**Request:**
Please transcribe the listing below in full and word for word, without its pictures.

┏━━

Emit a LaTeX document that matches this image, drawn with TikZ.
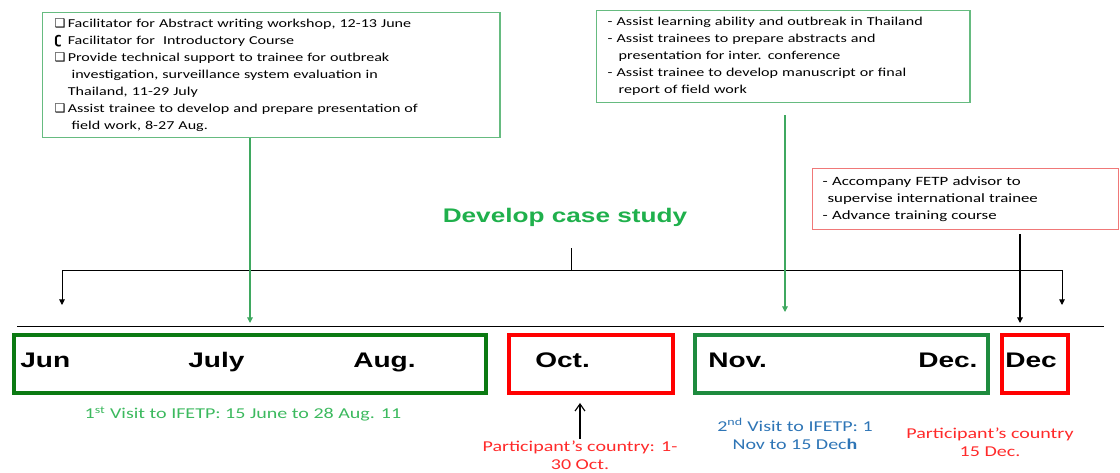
\documentclass[tikz,border=0pt]{standalone}
\usepackage{fontspec}
\setmainfont{Carlito}[FakeStretch=1.33]
\newfontfamily\headfont{Liberation Sans}[FakeStretch=1.33]
\newfontfamily\symfont{DejaVu Sans}
\usetikzlibrary{arrows.meta}

\definecolor{boxgreen}{HTML}{66BB80}
\definecolor{arrowgreen}{HTML}{3FA860}
\definecolor{titlegreen}{HTML}{1FB04C}
\definecolor{darkgreen}{HTML}{0B7A12}
\definecolor{midgreen}{HTML}{1E8B3E}
\definecolor{boxred}{HTML}{F07878}
\definecolor{visitblue}{HTML}{2E75B6}
\definecolor{textred}{HTML}{FF2A2A}
\definecolor{visitgreen}{HTML}{3CB95E}

\newcommand{\bul}[1]{\makebox[9.3pt][l]{\symfont\bfseries #1}}

\tikzset{
    actbox/.style={draw, line width=1pt, anchor=north west, align=left,
        font=\fontsize{8.6}{12.1}\selectfont},
    month/.style={anchor=base west, inner sep=0pt,
        font=\headfont\bfseries\fontsize{15}{18}\selectfont},
    note/.style={align=center, inner sep=1pt,
        font=\fontsize{10.7}{12.8}\selectfont}
}

\begin{document}
\begin{tikzpicture}[x=0.025cm, y=-0.025cm]
\useasboundingbox (0, 0) rectangle (1120, 473);

% activity boxes
\node (act1) at (42, 12) [actbox, draw=boxgreen, text width=10.825cm, inner xsep=0.3cm, inner ysep=0.15cm]
    {\bul{❑}Facilitator for Abstract writing workshop, 12-13 June\\
     \bul{ʗ}Facilitator for\ \ Introductory Course\\
     \bul{❑}Provide technical support to trainee for outbreak\\
     \hspace*{12pt}investigation, surveillance system evaluation in\\
     \hspace*{9.3pt}Thailand, 11-29 July\\
     \bul{❑}Assist trainee to develop and prepare presentation of\\
     \hspace*{12pt}field work, 8-27 Aug.};

\node (act2) at (596, 10) [actbox, draw=boxgreen, text width=8.775cm, inner xsep=0.275cm, inner ysep=0.17cm]
    {- Assist learning ability and outbreak in Thailand\\
     - Assist trainees to prepare abstracts and\\
     \hspace*{7.8pt}presentation for inter. conference\\
     - Assist trainee to develop manuscript or final\\
     \hspace*{7.8pt}report of field work};

\node (act3) at (812, 168) [actbox, draw=boxred, text width=7.15cm, inner xsep=0.25cm, inner ysep=0.2cm,
        font=\fontsize{9}{12.1}\selectfont]
    {- Accompany FETP advisor to\\
     \hspace*{3.5pt}supervise international trainee\\
     - Advance training course};

\node (title) at (565, 217) [font=\headfont\bfseries\fontsize{14}{17}\selectfont, text=titlegreen]
    {Develop case study};

% bracket and time axis
\coordinate (bt) at (571, 248);
\coordinate (bm) at (571, 270);
\coordinate (bl) at (62, 305);
\coordinate (br) at (1062, 305);
\coordinate (axl) at (17, 326);
\coordinate (axr) at (1104, 326);

\begin{scope}[>={Triangle[length=4pt, width=4pt]}, line width=0.7pt]
    \draw (bt) -- (bm);
    \draw [->] (bm) -| (bl);
    \draw [->] (bm) -| (br);
    \draw (axl) -- (axr);
\end{scope}

% period boxes
\begin{scope}[every node/.style={draw, line width=2.8pt, minimum height=1.45cm}]
    \node (summer) at (250, 364) [draw=darkgreen, minimum width=11.8cm] {};
    \node (oct) at (591, 364) [draw=red, minimum width=4.1cm] {};
    \node (novdec) at (841.5, 364) [draw=midgreen, minimum width=7.325cm] {};
    \node (dec) at (1035, 364) [draw=red, minimum width=1.65cm] {};
\end{scope}

\node (jun) at (20, 367) [month] {Jun};
\node (jul) at (188, 367) [month] {July};
\node (aug) at (353, 367) [month] {Aug.};
\node (octl) at (535, 367) [month] {Oct.};
\node (nov) at (708, 367) [month] {Nov.};
\node (decl) at (918, 367) [month] {Dec.};
\node (decr) at (1005, 367) [month] {Dec};

% notes below
\node (visit1) at (243, 414) [note, text=visitgreen]
    {1\textsuperscript{st} Visit to IFETP: 15 June to 28 Aug. 11};
\node (ctry1) at (580, 455) [note, text=textred]
    {Participant’s country: 1-\\30 Oct.};
\node (visit2) at (795, 434) [note, text=visitblue]
    {2\textsuperscript{nd} Visit to IFETP: 1\\Nov to 15 Dec\textbf{h}};
\node (ctry2) at (990, 442) [note, text=textred]
    {Participant’s country\\15 Dec.};

% arrows
\coordinate (t1) at (250, 323);
\coordinate (t2) at (785, 312);
\coordinate (t3) at (1020, 323);

\begin{scope}[>={Triangle[length=4pt, width=4pt]}, line width=0.8pt]
    \draw [->, arrowgreen] (act1.south -| t1) -- (t1);
    \draw [->, arrowgreen, shorten <=0.3cm] (act2.south -| t2) -- (t2);
    \draw [->, shorten <=0.1cm] (act3.south -| t3) -- (t3);
    \draw [-{Straight Barb[length=5pt, width=7pt]}, shorten >=0.2cm] (ctry1.north) -- (ctry1.north |- oct.south);
\end{scope}
\end{tikzpicture}
\end{document}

┗━━

**Final result:**
Emit a LaTeX document that matches this image, drawn with TikZ.
\documentclass[tikz,border=0pt]{standalone}
\usepackage{fontspec}
\setmainfont{Carlito}[FakeStretch=1.33]
\newfontfamily\headfont{Liberation Sans}[FakeStretch=1.33]
\newfontfamily\symfont{DejaVu Sans}
\usetikzlibrary{arrows.meta}

\definecolor{boxgreen}{HTML}{66BB80}
\definecolor{arrowgreen}{HTML}{3FA860}
\definecolor{titlegreen}{HTML}{1FB04C}
\definecolor{darkgreen}{HTML}{0B7A12}
\definecolor{midgreen}{HTML}{1E8B3E}
\definecolor{boxred}{HTML}{F07878}
\definecolor{visitblue}{HTML}{2E75B6}
\definecolor{textred}{HTML}{FF2A2A}
\definecolor{visitgreen}{HTML}{3CB95E}

\newcommand{\bul}[1]{\makebox[9.3pt][l]{\symfont\bfseries #1}}

\tikzset{
    actbox/.style={draw, line width=1pt, anchor=north west, align=left,
        font=\fontsize{8.6}{12.1}\selectfont},
    month/.style={anchor=base west, inner sep=0pt,
        font=\headfont\bfseries\fontsize{15}{18}\selectfont},
    note/.style={align=center, inner sep=1pt,
        font=\fontsize{10.7}{12.8}\selectfont}
}

\begin{document}
\begin{tikzpicture}[x=0.025cm, y=-0.025cm]
\useasboundingbox (0, 0) rectangle (1120, 473);

% activity boxes
\node (act1) at (42, 12) [actbox, draw=boxgreen, text width=10.825cm, inner xsep=0.3cm, inner ysep=0.15cm]
    {\bul{❑}Facilitator for Abstract writing workshop, 12-13 June\\
     \bul{ʗ}Facilitator for\ \ Introductory Course\\
     \bul{❑}Provide technical support to trainee for outbreak\\
     \hspace*{12pt}investigation, surveillance system evaluation in\\
     \hspace*{9.3pt}Thailand, 11-29 July\\
     \bul{❑}Assist trainee to develop and prepare presentation of\\
     \hspace*{12pt}field work, 8-27 Aug.};

\node (act2) at (596, 10) [actbox, draw=boxgreen, text width=8.775cm, inner xsep=0.275cm, inner ysep=0.17cm]
    {- Assist learning ability and outbreak in Thailand\\
     - Assist trainees to prepare abstracts and\\
     \hspace*{7.8pt}presentation for inter. conference\\
     - Assist trainee to develop manuscript or final\\
     \hspace*{7.8pt}report of field work};

\node (act3) at (812, 168) [actbox, draw=boxred, text width=7.15cm, inner xsep=0.25cm, inner ysep=0.2cm,
        font=\fontsize{9}{12.1}\selectfont]
    {- Accompany FETP advisor to\\
     \hspace*{3.5pt}supervise international trainee\\
     - Advance training course};

\node (title) at (565, 217) [font=\headfont\bfseries\fontsize{14}{17}\selectfont, text=titlegreen]
    {Develop case study};

% bracket and time axis
\coordinate (bt) at (571, 248);
\coordinate (bm) at (571, 270);
\coordinate (bl) at (62, 305);
\coordinate (br) at (1062, 305);
\coordinate (axl) at (17, 326);
\coordinate (axr) at (1104, 326);

\begin{scope}[>={Triangle[length=4pt, width=4pt]}, line width=0.7pt]
    \draw (bt) -- (bm);
    \draw [->] (bm) -| (bl);
    \draw [->] (bm) -| (br);
    \draw (axl) -- (axr);
\end{scope}

% period boxes
\begin{scope}[every node/.style={draw, line width=2.8pt, minimum height=1.45cm}]
    \node (summer) at (250, 364) [draw=darkgreen, minimum width=11.8cm] {};
    \node (oct) at (591, 364) [draw=red, minimum width=4.1cm] {};
    \node (novdec) at (841.5, 364) [draw=midgreen, minimum width=7.325cm] {};
    \node (dec) at (1035, 364) [draw=red, minimum width=1.65cm] {};
\end{scope}

\node (jun) at (20, 367) [month] {Jun};
\node (jul) at (188, 367) [month] {July};
\node (aug) at (353, 367) [month] {Aug.};
\node (octl) at (535, 367) [month] {Oct.};
\node (nov) at (708, 367) [month] {Nov.};
\node (decl) at (918, 367) [month] {Dec.};
\node (decr) at (1005, 367) [month] {Dec};

% notes below
\node (visit1) at (243, 414) [note, text=visitgreen]
    {1\textsuperscript{st} Visit to IFETP: 15 June to 28 Aug. 11};
\node (ctry1) at (580, 455) [note, text=textred]
    {Participant’s country: 1-\\30 Oct.};
\node (visit2) at (795, 434) [note, text=visitblue]
    {2\textsuperscript{nd} Visit to IFETP: 1\\Nov to 15 Dec\textbf{h}};
\node (ctry2) at (990, 442) [note, text=textred]
    {Participant’s country\\15 Dec.};

% arrows
\coordinate (t1) at (250, 323);
\coordinate (t2) at (785, 312);
\coordinate (t3) at (1020, 323);

\begin{scope}[>={Triangle[length=4pt, width=4pt]}, line width=0.8pt]
    \draw [->, arrowgreen] (act1.south -| t1) -- (t1);
    \draw [->, arrowgreen, shorten <=0.3cm] (act2.south -| t2) -- (t2);
    \draw [->, shorten <=0.1cm] (act3.south -| t3) -- (t3);
    \draw [-{Straight Barb[length=5pt, width=7pt]}, shorten >=0.2cm] (ctry1.north) -- (ctry1.north |- oct.south);
\end{scope}
\end{tikzpicture}
\end{document}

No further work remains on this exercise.